MELINDA: Hi! Hi. Um… hi. I had a beer.

MICHELLE: I had string cheese!

MELINDA: Have you had manga?

MICHELLE: I have had! Relatively “fluffy” manga, comparatively, but manga all the same!

MELINDA: Tell me more!

MICHELLE: Well, one thing I read was the fourth volume of Kakifly’s moe comedy, K-ON!, which is about as fluffy as it gets.

I’m not sure how it happened, but K-ON! has gradually won me over. When I read the first volume of this four-koma series about a group of girls who form a pop music club at their high school, I was not impressed, finding the fanservice awkward and some of the characters gratingly stupid. Now, true, some of the characters are still gratingly stupid, but I seem to have become more accepting of the less-than-perfect aspects of this manga. Or perhaps I’ve simply lowered my expectations. In any case, I have finally come around.

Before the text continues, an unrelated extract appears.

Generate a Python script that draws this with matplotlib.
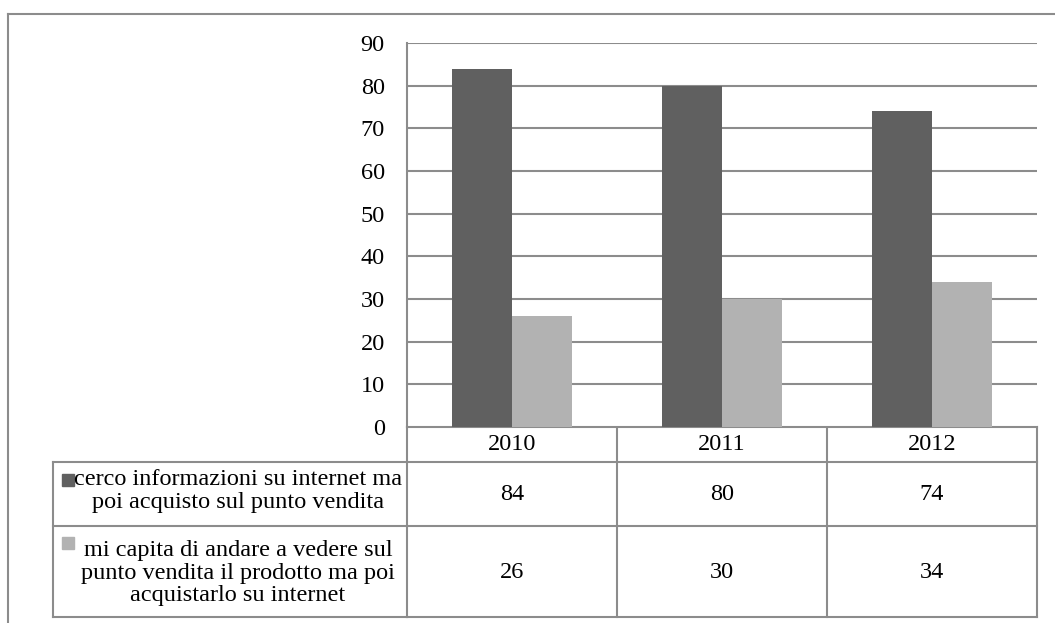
import matplotlib.pyplot as plt
import matplotlib.transforms as mtransforms
import numpy as np

# data
years = ['2010', '2011', '2012']
cerco = [84, 80, 74]
capita = [26, 30, 34]
labels = ['cerco informazioni su internet ma\npoi acquisto sul punto vendita',
          'mi capita di andare a vedere sul\npunto vendita il prodotto ma poi\nacquistarlo su internet']
colors = ['#606060', '#b2b2b2']
yticks = np.arange(0, 100, 10)

plt.rcParams['font.family'] = ['Liberation Serif', 'DejaVu Serif']
W, H = 1055, 623
grid_c = '#8c8c8c'
fs = 17.5

fig = plt.figure(figsize=(W / 100, H / 100), dpi=100)
# overlay in pixel coords for frame / table rows
over = fig.add_axes([0, 0, 1, 1])
over.set_xlim(0, W)
over.set_ylim(H, 0)
over.axis('off')

# plot area: x 407..1037, y 43..427
ax = fig.add_axes([407 / W, 1 - 427 / H, 630 / W, 384 / H])
x = np.arange(len(years))
bw = 0.2857
ax.bar(x - bw / 2, cerco, bw, color=colors[0], zorder=3)
ax.bar(x + bw / 2, capita, bw, color=colors[1], zorder=3)
ax.set_xlim(-0.5, len(years) - 0.5)
ax.set_ylim(0, 90)
ax.set_yticks(yticks)
ax.yaxis.grid(True, color=grid_c, linewidth=1.5, zorder=0)
ax.set_axisbelow(True)
ax.set_xticks([])
ax.tick_params(axis='y', length=0, pad=16, labelsize=fs)
for s in ['top', 'right', 'bottom']:
    ax.spines[s].set_visible(False)
ax.spines['left'].set_color(grid_c)
ax.spines['left'].set_linewidth(1.5)

lw = 1.5
# outer frame
over.plot([8, 8], [H, 14], color=grid_c, lw=lw)
over.plot([8, W], [14, 14], color=grid_c, lw=lw)

# data table
tr = mtransforms.blended_transform_factory(ax.transData, over.transData)
row_y = [427, 462, 526, 617]
edges = np.arange(len(years) + 1) - 0.5
for e in edges:
    over.plot([e, e], [row_y[0], row_y[-1]], color=grid_c, lw=lw, transform=tr)
for yy in row_y[1:]:
    over.plot([53, 407], [yy, yy], color=grid_c, lw=lw)
    over.plot([-0.5, len(years) - 0.5], [yy, yy], color=grid_c, lw=lw, transform=tr)
over.plot([-0.5, len(years) - 0.5], [row_y[0], row_y[0]], color=grid_c, lw=lw, transform=tr)
over.plot([53, 53], [row_y[1], row_y[-1]], color=grid_c, lw=lw)

for i, yr in enumerate(years):
    over.text(i, 445, yr, ha='center', va='center', fontsize=fs, transform=tr)
    over.text(i, 495, str(cerco[i]), ha='center', va='center', fontsize=fs, transform=tr)
    over.text(i, 573, str(capita[i]), ha='center', va='center', fontsize=fs, transform=tr)

over.text(238, 491, labels[0], ha='center', va='center', fontsize=fs,
          linespacing=1.12, multialignment='center')
over.text(238, 573, labels[1], ha='center', va='center', fontsize=fs,
          linespacing=1.12, multialignment='center')
# legend keys
over.add_patch(plt.Rectangle((62, 474), 12, 12, color=colors[0]))
over.add_patch(plt.Rectangle((62, 537), 12, 12, color=colors[1]))

plt.savefig('out.png', dpi=100)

This volume finds the four original band members studying for college entrance exams in an effort to attend the same school. For two of the girls, this isn’t a challenge—in fact, the wealthy girl is never actually seen studying and there’s a subtle implication that she might have a secret “in” on account of her status—but the other two are not very good students, so there is a lot of focus on their comical failures. Meanwhile, the youngest member of the group, Azusa, drops her stoic demeanor and gets weepy at the thought of being alone but is joined by a couple of new bandmates right at the end of the volume.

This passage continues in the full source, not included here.